Plan of the temple. After SO I.

Plan of the area in front of the temple

Plan of the area in front of the temple,
with location of columns, bases and capitals.
From De Ruyt 1995, fig. 1.

Photographs



The temple seen from the south-east (Schola del Traiano). Photograph: Jan Theo Bakker.


Reconstruction drawing by Italo Gismondi. Sopr. Arch. di Ostia, neg. B 1567.


The remains of the fullery behind the temple, seen from the east. From De Ruyt 2001, fig. 3.

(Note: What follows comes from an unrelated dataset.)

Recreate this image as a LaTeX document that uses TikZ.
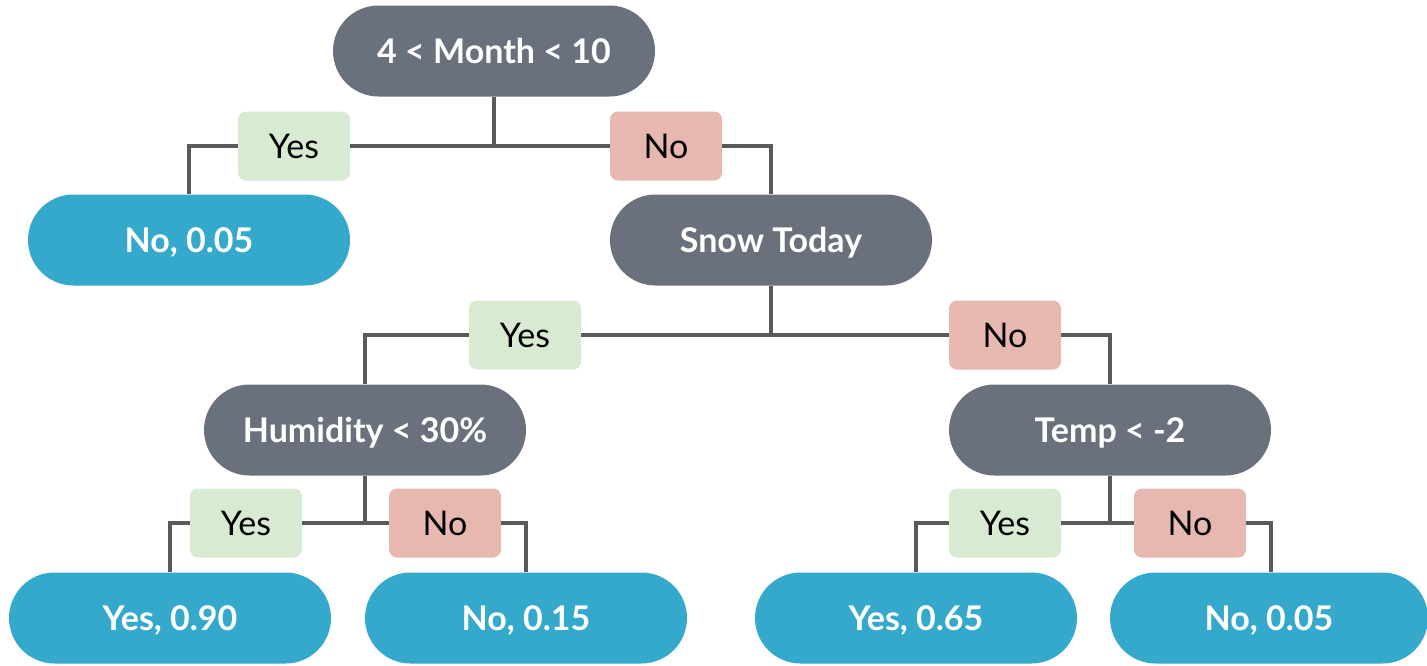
\documentclass[tikz,border=0pt]{standalone}
\usepackage{fontspec}
\setmainfont{Lato}
\definecolor{decgray}{HTML}{6B717C}
\definecolor{leafblue}{HTML}{34A9CC}
\definecolor{yesgreen}{HTML}{D9EAD3}
\definecolor{nopink}{HTML}{E6B8AF}
\definecolor{linegray}{HTML}{5A5A5A}
\tikzset{
  pill/.style={rectangle, rounded corners=45.5pt, minimum width=322pt, minimum height=91pt, inner sep=0pt, text height=24.5pt, text depth=0pt, text=white, font=\fontsize{34}{38}\selectfont\bfseries},
  decision/.style={pill, fill=decgray},
  leaf/.style={pill, fill=leafblue},
  lbl/.style={rectangle, rounded corners=8pt, minimum width=112pt, minimum height=69pt, inner sep=0pt, text height=24pt, text depth=0pt, text=black, font=\fontsize{34}{38}\selectfont},
  yeslbl/.style={lbl, fill=yesgreen},
  nolbl/.style={lbl, fill=nopink},
  conn/.style={draw=linegray, line width=3.6pt}
}
\begin{document}
\begin{tikzpicture}[x=1pt,y=-1pt]
\useasboundingbox (0,0) rectangle (1427,665);
% nodes
\node[decision] (root) at (494,51) {4 < Month < 10};
\node[yeslbl] (y1) at (294,146) {Yes};
\node[nolbl] (n1) at (666,146) {No};
\node[leaf] (l1) at (189,240) {No, 0.05};
\node[decision] (snow) at (771,240) {Snow Today};
\node[yeslbl] (y2) at (525,335) {Yes};
\node[nolbl] (n2) at (1005,335) {No};
\node[decision] (hum) at (365,430) {Humidity < 30\%};
\node[decision] (temp) at (1110,430) {Temp < -2};
\node[yeslbl] (y3) at (246,523) {Yes};
\node[nolbl] (n3) at (445,523) {No};
\node[yeslbl] (y4) at (1005,523) {Yes};
\node[nolbl] (n4) at (1190,523) {No};
\node[leaf] (l2) at (170,618) {Yes, 0.90};
\node[leaf] (l3) at (526,618) {No, 0.15};
\node[leaf] (l4) at (916,618) {Yes, 0.65};
\node[leaf, minimum width=318pt] (l5) at (1269,618) {No, 0.05};
% connectors
\draw[conn] (root.south) |- (y1.east);
\draw[conn] (y1.west) -| (l1.north);
\draw[conn] (root.south) |- (n1.west);
\draw[conn] (n1.east) -| (snow.north);
\draw[conn] (snow.south) |- (y2.east);
\draw[conn] (y2.west) -| (hum.north);
\draw[conn] (snow.south) |- (n2.west);
\draw[conn] (n2.east) -| (temp.north);
\draw[conn] (hum.south) |- (y3.east);
\draw[conn] (y3.west) -| (l2.north);
\draw[conn] (hum.south) |- (n3.west);
\draw[conn] (n3.east) -| (l3.north);
\draw[conn] (temp.south) |- (y4.east);
\draw[conn] (y4.west) -| (l4.north);
\draw[conn] (temp.south) |- (n4.west);
\draw[conn] (n4.east) -| ([xshift=2pt]l5.north);
\end{tikzpicture}
\end{document}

Marble columns, stored in the building in late antiquity. Photograph: Jan Theo Bakker.


Marble columns, stored in the building in late antiquity. Photograph: Jan Theo Bakker.


The inscription VOLVSIANIVC on one of the marble columns. Photograph: Jan Theo Bakker.


The excavation of the marble columns (1938). Pensabene 1998, fig. 19.


Funeral inscription (CIL XIV, 321) of P. Celerius Amandus.
He died at the age of 18. The tools below the inscription
(ruler, carpenter's axe, compasses, two rudders) show
that he was a shipbuilder. Photograph: Eric Taylor.


P(ublio) CELERIO P(ubli) F(ilio) PAL(atina) AMANDO
D(ecreto) D(ecurionum) DECVRIO ADLECTVS HVNC
DECVRIONES FVNERE PVBLICO EF
FERENDVM CENSVERVNT EIQVE
HONORES OMNES DECREVERVNT
ET TVRIS P(ondo) XX PATER HONORE VSVS
IMPENSAM REMISIT VIXIT ANNOS XIIX
MENSES XI DIES XIIX P(ublius) CELERIVS P(ubli) LIBERTVS
CHRYSEROS ET SCANTIA LANTHANVSA PARENTES
FECERVNT SIBI ET SVIS LIBERTIS LIBERTABVS POSTERISQVE
EORVM



Fragment of an inscription mentioning the Fabri Navales.